§ The request
Write out the opening lines of the data word for word, up to and including the line with "3.5, 4, 4.5, 5];", and leave every picture and every later line out.

────────────────────────────────────────

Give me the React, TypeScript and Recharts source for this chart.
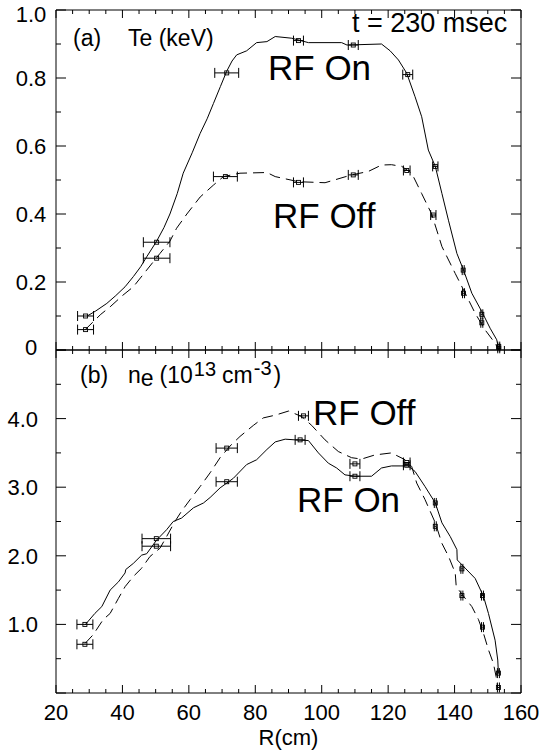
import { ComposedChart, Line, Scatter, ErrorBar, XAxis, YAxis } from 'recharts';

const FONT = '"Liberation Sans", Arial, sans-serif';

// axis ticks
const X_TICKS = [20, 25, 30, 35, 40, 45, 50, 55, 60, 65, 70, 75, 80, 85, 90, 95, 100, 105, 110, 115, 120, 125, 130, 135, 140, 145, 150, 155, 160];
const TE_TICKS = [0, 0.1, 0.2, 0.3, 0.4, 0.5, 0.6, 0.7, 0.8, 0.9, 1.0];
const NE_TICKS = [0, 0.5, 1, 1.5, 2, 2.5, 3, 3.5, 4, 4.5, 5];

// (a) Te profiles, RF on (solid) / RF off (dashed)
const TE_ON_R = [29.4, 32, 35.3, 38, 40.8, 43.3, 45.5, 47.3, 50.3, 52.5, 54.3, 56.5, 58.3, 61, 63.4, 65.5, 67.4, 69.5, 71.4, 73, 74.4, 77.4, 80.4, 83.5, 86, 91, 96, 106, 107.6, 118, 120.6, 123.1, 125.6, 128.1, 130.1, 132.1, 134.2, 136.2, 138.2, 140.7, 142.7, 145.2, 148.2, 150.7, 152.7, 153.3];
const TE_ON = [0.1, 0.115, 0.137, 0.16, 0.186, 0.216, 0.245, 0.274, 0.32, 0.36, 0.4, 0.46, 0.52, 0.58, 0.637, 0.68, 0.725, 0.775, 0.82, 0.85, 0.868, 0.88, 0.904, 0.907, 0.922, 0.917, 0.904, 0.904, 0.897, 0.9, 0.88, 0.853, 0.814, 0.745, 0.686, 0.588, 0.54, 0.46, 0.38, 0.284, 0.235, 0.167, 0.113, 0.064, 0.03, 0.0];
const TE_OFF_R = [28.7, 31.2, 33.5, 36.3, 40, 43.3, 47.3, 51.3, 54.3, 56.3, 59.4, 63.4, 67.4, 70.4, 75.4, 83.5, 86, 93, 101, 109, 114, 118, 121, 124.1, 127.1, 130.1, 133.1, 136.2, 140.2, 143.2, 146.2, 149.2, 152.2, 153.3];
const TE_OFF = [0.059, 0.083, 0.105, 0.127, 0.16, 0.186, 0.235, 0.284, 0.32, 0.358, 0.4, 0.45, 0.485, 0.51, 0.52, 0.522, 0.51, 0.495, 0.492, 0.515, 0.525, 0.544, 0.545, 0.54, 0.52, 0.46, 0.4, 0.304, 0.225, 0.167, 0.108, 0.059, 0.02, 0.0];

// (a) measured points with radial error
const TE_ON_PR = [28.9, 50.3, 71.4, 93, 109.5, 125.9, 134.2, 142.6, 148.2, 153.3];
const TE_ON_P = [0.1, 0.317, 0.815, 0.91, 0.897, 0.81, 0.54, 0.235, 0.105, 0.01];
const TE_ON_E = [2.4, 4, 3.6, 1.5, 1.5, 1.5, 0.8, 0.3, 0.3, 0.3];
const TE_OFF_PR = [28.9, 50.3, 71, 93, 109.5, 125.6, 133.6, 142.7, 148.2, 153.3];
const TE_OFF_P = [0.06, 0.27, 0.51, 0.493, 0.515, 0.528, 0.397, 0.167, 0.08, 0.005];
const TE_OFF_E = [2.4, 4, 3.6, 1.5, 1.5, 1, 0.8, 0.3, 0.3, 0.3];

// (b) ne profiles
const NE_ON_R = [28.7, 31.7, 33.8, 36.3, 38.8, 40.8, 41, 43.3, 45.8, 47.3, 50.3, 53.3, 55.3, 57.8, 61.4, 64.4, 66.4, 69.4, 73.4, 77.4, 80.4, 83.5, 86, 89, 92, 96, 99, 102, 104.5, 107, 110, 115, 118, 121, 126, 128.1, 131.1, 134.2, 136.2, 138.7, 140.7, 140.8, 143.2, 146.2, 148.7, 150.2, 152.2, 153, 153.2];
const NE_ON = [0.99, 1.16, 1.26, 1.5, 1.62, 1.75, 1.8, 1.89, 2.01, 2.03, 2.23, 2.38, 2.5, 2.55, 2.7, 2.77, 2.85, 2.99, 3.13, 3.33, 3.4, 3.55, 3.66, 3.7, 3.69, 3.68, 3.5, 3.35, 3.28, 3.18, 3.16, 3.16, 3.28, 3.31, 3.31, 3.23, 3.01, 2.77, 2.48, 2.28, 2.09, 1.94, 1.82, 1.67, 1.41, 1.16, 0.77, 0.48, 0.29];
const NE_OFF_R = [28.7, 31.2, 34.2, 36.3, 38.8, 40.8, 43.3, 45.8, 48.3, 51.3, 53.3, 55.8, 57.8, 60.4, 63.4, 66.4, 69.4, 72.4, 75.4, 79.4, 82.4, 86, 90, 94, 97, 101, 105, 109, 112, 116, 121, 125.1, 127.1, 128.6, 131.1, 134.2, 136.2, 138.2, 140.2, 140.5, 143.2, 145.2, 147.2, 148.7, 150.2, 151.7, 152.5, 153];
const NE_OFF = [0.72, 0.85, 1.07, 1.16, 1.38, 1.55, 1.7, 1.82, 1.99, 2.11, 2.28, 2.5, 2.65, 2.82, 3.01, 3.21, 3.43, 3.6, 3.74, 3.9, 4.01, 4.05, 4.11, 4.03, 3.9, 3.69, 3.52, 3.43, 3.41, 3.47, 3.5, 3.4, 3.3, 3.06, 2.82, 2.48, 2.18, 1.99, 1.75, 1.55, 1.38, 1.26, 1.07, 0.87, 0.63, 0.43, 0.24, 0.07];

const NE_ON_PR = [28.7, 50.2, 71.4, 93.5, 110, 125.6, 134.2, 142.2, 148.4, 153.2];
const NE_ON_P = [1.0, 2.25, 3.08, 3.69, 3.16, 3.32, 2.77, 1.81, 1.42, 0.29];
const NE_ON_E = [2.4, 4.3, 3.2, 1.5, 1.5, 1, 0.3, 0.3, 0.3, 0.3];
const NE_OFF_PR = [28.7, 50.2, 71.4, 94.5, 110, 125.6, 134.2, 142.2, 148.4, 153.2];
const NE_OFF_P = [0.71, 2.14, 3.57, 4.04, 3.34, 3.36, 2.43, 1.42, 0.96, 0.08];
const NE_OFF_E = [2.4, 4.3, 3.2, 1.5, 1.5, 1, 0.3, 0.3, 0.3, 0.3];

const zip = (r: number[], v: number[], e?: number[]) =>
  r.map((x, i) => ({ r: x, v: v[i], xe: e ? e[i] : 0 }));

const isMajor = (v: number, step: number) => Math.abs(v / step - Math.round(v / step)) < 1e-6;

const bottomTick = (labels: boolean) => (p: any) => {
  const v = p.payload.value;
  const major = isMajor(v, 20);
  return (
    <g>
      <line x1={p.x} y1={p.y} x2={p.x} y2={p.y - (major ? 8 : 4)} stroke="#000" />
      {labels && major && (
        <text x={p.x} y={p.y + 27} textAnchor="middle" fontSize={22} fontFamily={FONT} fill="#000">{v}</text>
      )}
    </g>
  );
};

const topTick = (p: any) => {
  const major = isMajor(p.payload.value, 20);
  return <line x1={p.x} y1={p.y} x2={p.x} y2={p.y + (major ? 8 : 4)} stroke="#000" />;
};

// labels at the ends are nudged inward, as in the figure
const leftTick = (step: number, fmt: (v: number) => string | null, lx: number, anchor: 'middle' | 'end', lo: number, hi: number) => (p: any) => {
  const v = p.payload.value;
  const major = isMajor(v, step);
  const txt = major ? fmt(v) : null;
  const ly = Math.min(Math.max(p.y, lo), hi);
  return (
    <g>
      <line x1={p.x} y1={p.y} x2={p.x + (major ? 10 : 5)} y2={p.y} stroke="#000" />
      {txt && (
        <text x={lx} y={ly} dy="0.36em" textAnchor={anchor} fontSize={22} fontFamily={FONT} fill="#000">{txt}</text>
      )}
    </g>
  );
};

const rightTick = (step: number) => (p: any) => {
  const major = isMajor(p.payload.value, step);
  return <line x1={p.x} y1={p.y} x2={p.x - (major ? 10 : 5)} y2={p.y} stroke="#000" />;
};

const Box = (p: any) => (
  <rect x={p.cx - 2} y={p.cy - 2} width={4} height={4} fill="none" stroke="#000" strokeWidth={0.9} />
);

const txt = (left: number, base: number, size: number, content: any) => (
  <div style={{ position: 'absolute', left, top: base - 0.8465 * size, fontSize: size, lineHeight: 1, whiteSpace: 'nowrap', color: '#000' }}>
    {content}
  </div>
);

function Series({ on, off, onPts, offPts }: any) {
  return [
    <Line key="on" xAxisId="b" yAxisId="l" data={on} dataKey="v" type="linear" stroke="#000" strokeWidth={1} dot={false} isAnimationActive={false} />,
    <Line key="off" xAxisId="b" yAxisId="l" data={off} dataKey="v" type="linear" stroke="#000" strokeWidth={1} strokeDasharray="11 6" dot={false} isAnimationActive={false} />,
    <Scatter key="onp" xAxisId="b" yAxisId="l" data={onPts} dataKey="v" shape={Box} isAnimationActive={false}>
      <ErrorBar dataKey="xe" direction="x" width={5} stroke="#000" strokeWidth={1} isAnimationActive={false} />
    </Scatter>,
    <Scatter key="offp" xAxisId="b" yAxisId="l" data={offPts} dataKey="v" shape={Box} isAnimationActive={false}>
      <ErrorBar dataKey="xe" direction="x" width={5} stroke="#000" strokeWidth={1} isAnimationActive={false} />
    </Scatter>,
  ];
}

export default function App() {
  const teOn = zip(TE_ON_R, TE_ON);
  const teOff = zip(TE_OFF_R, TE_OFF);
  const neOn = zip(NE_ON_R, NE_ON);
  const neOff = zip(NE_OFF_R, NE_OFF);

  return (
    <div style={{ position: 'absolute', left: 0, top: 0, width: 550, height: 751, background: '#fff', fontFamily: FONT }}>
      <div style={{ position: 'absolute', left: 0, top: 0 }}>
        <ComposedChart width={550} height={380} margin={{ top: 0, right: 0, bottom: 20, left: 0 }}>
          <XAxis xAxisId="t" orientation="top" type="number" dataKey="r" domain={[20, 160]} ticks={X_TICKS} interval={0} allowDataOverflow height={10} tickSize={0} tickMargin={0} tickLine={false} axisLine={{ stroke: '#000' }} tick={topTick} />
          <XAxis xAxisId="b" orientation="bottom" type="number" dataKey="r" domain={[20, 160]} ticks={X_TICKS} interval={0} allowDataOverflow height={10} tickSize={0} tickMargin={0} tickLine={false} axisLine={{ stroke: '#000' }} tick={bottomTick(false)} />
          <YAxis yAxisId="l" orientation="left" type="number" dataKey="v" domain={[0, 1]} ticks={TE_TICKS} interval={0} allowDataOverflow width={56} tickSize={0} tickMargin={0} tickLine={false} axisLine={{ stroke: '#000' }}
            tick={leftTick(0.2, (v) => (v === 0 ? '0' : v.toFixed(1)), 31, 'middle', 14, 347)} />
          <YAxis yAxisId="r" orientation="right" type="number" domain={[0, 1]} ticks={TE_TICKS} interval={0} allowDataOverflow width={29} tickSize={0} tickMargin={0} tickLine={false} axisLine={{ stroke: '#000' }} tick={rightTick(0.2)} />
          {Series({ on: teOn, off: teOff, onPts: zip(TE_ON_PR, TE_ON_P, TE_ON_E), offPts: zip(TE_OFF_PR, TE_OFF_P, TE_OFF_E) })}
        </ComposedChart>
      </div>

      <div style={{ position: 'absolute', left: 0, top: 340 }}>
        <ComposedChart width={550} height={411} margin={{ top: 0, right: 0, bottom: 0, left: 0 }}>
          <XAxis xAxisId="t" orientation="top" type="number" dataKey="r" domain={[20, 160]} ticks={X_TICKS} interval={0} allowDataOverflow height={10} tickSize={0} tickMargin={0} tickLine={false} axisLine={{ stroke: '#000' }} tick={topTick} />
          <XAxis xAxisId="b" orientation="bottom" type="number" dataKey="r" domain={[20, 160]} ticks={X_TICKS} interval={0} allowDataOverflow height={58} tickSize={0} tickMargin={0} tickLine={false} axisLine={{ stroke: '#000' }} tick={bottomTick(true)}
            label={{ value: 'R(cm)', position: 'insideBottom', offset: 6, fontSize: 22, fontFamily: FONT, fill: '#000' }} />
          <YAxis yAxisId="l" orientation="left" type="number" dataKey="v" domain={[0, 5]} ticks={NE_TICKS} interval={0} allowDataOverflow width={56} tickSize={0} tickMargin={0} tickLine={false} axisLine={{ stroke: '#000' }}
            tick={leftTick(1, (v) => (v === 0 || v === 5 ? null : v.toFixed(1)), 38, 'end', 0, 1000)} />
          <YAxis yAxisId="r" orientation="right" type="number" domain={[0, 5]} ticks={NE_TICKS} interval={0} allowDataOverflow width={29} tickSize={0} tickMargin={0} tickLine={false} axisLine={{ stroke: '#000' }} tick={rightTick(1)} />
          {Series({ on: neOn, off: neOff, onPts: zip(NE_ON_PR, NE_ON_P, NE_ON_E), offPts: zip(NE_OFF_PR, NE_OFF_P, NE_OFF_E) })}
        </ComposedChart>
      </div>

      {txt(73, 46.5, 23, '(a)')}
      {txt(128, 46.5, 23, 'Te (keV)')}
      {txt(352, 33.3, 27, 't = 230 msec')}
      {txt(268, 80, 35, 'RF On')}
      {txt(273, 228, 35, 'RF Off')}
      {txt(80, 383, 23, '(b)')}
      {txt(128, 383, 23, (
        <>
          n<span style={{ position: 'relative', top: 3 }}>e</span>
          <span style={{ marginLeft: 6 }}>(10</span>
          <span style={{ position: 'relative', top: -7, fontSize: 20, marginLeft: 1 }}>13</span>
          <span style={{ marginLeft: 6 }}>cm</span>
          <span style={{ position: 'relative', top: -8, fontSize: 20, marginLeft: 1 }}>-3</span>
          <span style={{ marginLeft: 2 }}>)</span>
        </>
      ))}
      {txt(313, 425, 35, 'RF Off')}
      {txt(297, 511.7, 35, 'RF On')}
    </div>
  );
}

────────────────────────────────────────

§ Output below
Give me the React, TypeScript and Recharts source for this chart.
import { ComposedChart, Line, Scatter, ErrorBar, XAxis, YAxis } from 'recharts';

const FONT = '"Liberation Sans", Arial, sans-serif';

// axis ticks
const X_TICKS = [20, 25, 30, 35, 40, 45, 50, 55, 60, 65, 70, 75, 80, 85, 90, 95, 100, 105, 110, 115, 120, 125, 130, 135, 140, 145, 150, 155, 160];
const TE_TICKS = [0, 0.1, 0.2, 0.3, 0.4, 0.5, 0.6, 0.7, 0.8, 0.9, 1.0];
const NE_TICKS = [0, 0.5, 1, 1.5, 2, 2.5, 3, 3.5, 4, 4.5, 5];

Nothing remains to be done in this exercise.